Central Florida’s largest school district first handed out laptops to 8,000 students in 2013 and less than a decade later was providing laptops to everyone.

In the past two years, OCPS purchased more than 183,000 new laptops and refurbished nearly 20,500, district officials said, with older devices put on standby to serve as loaners if new ones need repairs.

The laptops allow students to complete and submit assignments online and access educational programs and digital textbooks, among other things.

School board members, who want Orange County voters to renew the half-penny sales tax for a third time in November, said they also want to rein in spending.

“These devices are costing a lot of money,” said board member Angie Gallo at a meeting earlier this month. “It would seem that would be something we really need to look at, if that is sustainable over a long period of time.”

“I’m not suggesting we go back because I think as a society we are going to keep moving forward with technology, and it’s important that our students keep up,” Gallo added.

But having elementary students keep their laptops at school might help limit repair bills, as well as ease parents and educators’ concerns about the harm of screen time. “I know a lot of parents don’t want their kids on computers when they get home,” she said.

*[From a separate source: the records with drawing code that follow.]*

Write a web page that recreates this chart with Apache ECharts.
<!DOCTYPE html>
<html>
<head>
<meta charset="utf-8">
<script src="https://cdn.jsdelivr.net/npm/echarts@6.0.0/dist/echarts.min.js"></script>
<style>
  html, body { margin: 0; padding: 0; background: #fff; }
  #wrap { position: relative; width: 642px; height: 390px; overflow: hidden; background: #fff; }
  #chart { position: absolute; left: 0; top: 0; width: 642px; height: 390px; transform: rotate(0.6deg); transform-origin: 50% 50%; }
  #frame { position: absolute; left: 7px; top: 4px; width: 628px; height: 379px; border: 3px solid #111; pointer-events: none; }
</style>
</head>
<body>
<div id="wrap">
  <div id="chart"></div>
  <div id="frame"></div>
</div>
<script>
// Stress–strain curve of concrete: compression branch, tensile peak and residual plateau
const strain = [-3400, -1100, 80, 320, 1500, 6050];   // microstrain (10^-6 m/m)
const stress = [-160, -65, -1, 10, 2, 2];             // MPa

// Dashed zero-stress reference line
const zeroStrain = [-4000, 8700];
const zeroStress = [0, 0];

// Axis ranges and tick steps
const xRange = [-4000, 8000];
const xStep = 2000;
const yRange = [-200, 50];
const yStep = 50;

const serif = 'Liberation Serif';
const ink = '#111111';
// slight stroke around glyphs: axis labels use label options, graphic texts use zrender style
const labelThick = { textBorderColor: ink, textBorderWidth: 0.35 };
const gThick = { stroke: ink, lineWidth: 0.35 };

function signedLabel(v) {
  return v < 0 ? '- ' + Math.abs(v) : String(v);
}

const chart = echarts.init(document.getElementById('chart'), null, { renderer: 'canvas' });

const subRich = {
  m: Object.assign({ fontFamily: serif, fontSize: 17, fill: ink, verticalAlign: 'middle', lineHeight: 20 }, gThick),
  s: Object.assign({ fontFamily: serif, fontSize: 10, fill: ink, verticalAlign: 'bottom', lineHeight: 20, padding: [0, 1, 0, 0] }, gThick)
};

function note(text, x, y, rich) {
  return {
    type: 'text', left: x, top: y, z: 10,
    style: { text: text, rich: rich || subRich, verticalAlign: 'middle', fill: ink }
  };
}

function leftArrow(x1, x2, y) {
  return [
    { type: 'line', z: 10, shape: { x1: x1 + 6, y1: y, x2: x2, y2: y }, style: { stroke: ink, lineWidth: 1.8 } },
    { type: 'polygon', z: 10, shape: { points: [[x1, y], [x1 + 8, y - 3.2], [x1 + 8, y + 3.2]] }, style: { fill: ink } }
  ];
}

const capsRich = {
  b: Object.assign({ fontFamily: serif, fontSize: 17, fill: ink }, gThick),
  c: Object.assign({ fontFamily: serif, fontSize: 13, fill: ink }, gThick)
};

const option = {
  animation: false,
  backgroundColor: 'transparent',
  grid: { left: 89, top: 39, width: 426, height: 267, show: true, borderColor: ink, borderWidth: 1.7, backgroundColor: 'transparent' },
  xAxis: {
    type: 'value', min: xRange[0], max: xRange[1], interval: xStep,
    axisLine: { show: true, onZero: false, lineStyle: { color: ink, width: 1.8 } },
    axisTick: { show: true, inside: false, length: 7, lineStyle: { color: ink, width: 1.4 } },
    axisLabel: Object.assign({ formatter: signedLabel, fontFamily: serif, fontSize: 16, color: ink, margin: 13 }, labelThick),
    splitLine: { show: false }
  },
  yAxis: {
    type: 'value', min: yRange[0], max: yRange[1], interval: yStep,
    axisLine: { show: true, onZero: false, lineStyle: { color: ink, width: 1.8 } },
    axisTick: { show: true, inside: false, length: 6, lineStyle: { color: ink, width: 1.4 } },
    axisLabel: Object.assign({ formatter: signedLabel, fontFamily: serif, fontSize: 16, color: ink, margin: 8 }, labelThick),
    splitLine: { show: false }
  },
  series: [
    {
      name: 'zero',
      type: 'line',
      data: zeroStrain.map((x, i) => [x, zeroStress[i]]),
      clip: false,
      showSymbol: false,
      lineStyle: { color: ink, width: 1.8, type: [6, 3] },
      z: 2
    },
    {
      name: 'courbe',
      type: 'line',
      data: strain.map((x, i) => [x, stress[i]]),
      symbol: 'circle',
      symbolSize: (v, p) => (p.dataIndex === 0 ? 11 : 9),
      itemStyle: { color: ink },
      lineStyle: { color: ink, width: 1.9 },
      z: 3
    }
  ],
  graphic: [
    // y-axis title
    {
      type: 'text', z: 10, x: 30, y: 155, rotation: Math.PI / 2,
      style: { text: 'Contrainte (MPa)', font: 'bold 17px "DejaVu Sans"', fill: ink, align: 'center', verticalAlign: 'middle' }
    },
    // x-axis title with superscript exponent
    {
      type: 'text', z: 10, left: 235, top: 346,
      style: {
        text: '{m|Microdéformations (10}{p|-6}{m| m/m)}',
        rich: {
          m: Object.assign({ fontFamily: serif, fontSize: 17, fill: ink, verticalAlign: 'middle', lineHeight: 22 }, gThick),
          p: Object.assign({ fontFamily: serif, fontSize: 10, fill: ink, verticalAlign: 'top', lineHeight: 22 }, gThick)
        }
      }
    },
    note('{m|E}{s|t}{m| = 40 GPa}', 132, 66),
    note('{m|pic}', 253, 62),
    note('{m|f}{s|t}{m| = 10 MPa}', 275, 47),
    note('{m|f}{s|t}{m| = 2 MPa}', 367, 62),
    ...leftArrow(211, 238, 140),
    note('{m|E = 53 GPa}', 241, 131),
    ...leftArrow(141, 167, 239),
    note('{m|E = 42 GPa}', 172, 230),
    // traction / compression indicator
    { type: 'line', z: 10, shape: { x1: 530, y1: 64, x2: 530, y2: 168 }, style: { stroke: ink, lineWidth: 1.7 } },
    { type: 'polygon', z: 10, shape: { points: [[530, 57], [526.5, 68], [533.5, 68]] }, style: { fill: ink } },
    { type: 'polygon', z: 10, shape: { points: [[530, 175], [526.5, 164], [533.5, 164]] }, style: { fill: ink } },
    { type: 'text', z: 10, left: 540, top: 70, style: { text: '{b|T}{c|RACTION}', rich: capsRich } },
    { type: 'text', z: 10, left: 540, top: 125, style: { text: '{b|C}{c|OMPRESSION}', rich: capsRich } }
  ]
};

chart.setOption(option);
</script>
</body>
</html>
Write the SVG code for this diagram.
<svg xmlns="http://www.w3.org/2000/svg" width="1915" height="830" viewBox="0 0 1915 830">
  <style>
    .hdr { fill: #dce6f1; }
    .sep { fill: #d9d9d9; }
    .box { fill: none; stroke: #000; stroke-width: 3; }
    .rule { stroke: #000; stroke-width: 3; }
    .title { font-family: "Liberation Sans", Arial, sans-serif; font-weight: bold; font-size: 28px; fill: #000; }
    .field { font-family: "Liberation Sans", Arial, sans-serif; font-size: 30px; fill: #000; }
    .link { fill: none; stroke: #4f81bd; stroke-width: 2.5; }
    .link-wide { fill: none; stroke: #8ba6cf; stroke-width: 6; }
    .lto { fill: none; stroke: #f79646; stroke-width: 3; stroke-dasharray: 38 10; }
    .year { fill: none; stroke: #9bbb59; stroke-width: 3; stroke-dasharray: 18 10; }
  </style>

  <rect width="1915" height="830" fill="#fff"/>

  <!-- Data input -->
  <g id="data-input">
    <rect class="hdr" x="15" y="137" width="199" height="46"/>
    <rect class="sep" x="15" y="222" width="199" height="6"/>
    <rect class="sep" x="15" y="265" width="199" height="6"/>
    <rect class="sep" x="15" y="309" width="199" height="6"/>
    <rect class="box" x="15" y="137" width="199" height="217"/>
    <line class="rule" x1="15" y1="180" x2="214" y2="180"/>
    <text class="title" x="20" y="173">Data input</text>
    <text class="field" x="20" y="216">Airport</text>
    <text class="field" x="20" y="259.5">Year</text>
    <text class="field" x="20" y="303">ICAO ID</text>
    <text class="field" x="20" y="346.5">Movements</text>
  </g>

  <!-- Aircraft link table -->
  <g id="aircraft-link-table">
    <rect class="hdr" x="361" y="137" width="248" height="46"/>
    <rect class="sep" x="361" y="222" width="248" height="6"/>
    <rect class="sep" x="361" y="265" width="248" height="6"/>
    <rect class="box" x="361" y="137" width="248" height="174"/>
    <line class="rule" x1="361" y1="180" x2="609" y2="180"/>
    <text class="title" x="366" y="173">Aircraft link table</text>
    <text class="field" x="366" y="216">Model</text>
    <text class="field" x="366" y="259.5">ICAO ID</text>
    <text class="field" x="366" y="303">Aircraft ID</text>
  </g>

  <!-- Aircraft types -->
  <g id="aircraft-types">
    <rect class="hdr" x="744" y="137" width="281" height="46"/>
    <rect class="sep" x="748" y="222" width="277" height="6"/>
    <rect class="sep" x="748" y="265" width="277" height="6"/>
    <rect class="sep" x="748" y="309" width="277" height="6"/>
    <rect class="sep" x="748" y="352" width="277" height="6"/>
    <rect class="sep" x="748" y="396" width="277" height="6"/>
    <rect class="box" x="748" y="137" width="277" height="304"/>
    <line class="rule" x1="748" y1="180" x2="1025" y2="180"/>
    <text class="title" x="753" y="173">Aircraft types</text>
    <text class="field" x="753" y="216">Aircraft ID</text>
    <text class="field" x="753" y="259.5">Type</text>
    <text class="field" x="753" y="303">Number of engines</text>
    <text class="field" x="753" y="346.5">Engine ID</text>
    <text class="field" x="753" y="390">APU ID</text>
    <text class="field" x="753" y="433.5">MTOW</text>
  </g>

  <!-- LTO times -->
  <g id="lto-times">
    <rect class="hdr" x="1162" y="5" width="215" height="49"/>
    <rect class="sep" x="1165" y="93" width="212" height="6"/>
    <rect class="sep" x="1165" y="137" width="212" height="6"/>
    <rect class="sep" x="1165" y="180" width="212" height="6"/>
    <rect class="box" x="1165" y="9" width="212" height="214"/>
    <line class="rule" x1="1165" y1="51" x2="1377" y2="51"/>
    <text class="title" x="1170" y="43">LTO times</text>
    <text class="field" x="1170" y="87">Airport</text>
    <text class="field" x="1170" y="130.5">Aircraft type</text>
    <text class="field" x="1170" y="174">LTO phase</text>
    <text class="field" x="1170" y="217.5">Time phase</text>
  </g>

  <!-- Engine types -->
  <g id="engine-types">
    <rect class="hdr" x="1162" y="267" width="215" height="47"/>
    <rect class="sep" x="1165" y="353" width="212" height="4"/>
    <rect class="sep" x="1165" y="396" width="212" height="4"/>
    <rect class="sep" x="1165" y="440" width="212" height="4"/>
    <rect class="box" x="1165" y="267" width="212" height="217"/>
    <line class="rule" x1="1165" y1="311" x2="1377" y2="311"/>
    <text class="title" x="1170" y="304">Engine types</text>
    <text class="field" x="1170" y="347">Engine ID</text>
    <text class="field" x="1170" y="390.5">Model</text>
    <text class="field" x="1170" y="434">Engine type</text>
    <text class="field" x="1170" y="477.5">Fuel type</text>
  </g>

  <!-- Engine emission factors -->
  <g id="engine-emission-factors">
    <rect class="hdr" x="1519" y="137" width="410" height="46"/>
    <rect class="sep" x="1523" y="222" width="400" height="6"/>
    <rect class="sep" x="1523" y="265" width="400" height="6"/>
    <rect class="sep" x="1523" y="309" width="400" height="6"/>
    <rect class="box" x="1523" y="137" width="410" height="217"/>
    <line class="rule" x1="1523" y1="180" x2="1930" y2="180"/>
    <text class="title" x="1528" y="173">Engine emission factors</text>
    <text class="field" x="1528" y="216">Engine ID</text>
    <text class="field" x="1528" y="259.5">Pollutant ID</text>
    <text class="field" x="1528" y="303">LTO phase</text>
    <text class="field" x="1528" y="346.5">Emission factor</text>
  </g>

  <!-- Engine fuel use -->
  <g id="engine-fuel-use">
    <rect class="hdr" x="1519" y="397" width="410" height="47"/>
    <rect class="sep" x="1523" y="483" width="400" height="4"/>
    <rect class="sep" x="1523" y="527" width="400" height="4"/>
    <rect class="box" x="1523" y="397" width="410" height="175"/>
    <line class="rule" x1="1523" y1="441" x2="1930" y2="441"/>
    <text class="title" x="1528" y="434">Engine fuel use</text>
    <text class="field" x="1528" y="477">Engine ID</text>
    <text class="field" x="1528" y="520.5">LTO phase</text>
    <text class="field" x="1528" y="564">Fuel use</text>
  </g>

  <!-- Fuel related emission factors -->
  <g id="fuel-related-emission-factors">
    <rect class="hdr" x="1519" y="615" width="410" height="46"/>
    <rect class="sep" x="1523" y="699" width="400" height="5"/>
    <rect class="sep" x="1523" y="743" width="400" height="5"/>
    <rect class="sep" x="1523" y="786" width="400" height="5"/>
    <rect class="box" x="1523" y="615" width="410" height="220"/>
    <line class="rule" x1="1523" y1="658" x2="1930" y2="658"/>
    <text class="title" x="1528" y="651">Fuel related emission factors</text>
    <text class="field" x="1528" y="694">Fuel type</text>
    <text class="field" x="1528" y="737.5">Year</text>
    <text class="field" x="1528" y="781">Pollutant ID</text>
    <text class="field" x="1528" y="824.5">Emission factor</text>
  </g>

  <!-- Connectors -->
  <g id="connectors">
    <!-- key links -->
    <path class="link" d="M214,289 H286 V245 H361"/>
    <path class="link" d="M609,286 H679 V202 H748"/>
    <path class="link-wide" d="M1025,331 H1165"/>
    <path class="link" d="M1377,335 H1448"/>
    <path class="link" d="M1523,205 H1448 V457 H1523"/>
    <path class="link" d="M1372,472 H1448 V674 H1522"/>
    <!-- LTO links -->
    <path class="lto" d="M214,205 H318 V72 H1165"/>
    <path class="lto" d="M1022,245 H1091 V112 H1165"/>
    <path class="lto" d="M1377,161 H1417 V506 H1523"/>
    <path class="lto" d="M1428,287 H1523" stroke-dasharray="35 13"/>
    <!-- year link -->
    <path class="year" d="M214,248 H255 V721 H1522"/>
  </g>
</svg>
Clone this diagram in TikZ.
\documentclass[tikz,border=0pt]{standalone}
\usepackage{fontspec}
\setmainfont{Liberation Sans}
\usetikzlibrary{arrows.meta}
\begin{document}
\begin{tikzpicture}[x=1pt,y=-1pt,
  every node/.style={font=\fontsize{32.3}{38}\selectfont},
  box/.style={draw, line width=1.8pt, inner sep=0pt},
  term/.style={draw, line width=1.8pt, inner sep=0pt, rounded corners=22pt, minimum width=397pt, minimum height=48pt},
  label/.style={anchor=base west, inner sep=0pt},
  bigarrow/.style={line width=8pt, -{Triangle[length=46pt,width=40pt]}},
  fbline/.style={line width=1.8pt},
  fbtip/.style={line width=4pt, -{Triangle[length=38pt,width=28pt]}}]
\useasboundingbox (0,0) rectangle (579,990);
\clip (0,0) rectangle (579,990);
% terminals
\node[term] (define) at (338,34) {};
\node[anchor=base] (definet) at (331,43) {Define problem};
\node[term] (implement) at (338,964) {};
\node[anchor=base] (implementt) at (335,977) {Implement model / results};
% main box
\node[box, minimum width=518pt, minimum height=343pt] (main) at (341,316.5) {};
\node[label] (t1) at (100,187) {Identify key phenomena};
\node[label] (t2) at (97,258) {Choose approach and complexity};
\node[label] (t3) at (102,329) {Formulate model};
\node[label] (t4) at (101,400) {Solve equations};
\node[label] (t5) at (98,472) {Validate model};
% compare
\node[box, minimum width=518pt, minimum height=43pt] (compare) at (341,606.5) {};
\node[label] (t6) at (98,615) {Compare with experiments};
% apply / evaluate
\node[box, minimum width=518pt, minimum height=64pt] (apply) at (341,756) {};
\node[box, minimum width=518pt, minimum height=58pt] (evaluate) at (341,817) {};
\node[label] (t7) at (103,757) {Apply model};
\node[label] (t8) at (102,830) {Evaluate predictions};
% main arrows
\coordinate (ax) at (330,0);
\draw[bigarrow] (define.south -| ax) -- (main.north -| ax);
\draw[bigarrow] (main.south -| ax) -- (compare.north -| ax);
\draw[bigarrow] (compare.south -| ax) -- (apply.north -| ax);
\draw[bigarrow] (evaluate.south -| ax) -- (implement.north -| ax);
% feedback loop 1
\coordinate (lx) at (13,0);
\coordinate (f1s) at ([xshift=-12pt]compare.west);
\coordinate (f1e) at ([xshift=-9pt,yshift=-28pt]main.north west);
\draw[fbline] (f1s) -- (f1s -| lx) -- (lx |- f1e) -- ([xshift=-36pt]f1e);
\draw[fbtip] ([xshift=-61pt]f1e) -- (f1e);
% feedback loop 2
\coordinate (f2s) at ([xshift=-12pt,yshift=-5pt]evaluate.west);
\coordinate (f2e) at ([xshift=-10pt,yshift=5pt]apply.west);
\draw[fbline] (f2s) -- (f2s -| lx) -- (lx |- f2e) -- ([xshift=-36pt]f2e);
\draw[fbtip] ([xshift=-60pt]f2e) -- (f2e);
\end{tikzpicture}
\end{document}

Middle and high school students use their school laptops the most and also create the bulk of the laptop repairs, Vazquez said.

This week many Lake Nona High School students, like counterparts across the county, turned in their computers, most handing back laptops that worked as they did when the school year started in August.

But a sign on the media center’s door as laptop returns were underway — “With all due respect, we did NOT give it to you like that” — and a small cabinet filled with dozens of damaged computers also spoke to the problem. Among those in the cabinet: a laptop with a keyboard splashed with nail polish remover, another with a cracked screen and a third with a wrenched-apart hinge.

In the next two years, OCPS expects to spend about $80 million on technology, which includes laptops as well as infrastructure and classroom technology such as interactive “smart boards.” The district has the money for those purchases in its budget.

But in following eight years, officials estimate the total cost of “technology infrastructure and device refresh” would hit $447 million, and paying for that would depend on the sales tax getting renewed by voters in November.

The sales tax, first approved in 2002, has paid for the renovation of 136 older campuses and the construction of 65 new ones. It now accounts for about 45 percent of the school district’s capital programs budget, and, if voters renew it again this year, will help OCPS build six new schools, renovate others and pay for updates to roofs, air-conditioning systems and technology.

“I think all of our parents and community know that technology is not going away. It’s really important for us to have access here,” said board member Maria Salamanca as the board reviewed its capital budget. “We, as a school district, want to provide this infrastructure and devices, but we really need to understand and have a real grasp of the cost of this.”